Spiritual Postmodernism
On the recent book about David Bowie's spiritual life, David Bowie and the Search for Life, Death and God.
My biggest takeaway is more of a reflection of my own life, right around the Outside-Earthling period (1995-1996), when I started to prefer more of an edgy approach over melodic pop songwriting. I didn't have any spiritual interests then and was more of a postmodernist atheist artist. I was in my late-30s, just when the "oyster" period ends for most people. Bowie was already in his 50s. It's still my theory that 28 is probably the final burn-in year, when your life gets the final "sealer" yet is still "wet" and can go beyond that--perhaps until your mid-50s. A spiritual life will become almost necessary beyond that point. I was lucky to have had exposure to various spiritual teachings in the mid-80s.
My postmodernist period continued on until around 2022, when I realized I had gone neoclassical or metamodern and wanted to go back to scoring music, having abandoned any kind of through-composed music in 1999. If Bowie were still alive, I think he'd be a metamodernist.
As an artist, he was purely postmodern. I knew he was interested in Gnosticism, as he touched on it in interviews, but apparently it wasn't just a fling. It's the "fling" part that makes an interest in spirituality seem phony. It has to evolve over decades and has to have roots.
There's a natural youthfulness in postmodernism; it's clever and fun, and driven by ideas, not spirituality. But why can't it be? Why can't you like Stelarc and Marina Abramovic and still go to lectures by spiritualists? That's the beauty of secularism and postmodernism: You don't have to make binary judgments about what is sacred and profane. You have a "quiet faith"--you can be "Postmodernist But Not Religious", which is, in retrospect, what the Outside album was.
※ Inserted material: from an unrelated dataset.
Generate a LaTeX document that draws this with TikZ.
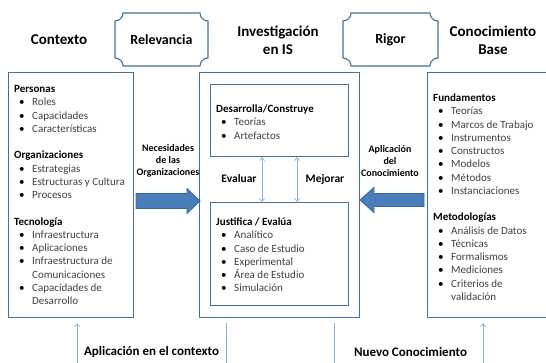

I don't think creativity should have any "shoulds" or require compartmentalization; It gets in the way of it. I'd be more inclined to run my creative life like a David Lynch, who used meditation as a way to optimize creativity. That said, he was also a master at compartmentalization, but so was Bowie. That's why I didn't realize how spiritual he was. It wasn't something he talked about at any length. Most of us simply knew him as a highly creative artist, but that's perhaps a manifestation of the Fundamental Attribution Error, where we package people based on the situations we've always seen them in, when there could be many over time. If you listened to the Outside album for the first time you wouldn't think he was religious. But it's rather the ritualization of religion that he was interested in, and he was essentially into mysticism.All musicians potentially could be.
It will be interesting to see how AI artists cultivate spiritual and mystical interests. I don't find it spiritual at all beyond what the lyrics convey. There's something about the hands-off nature of it that can't create an interface with spirituality--as opposed to jazz, for example, which can be almost all spiritual because of the free will (or lack of) element.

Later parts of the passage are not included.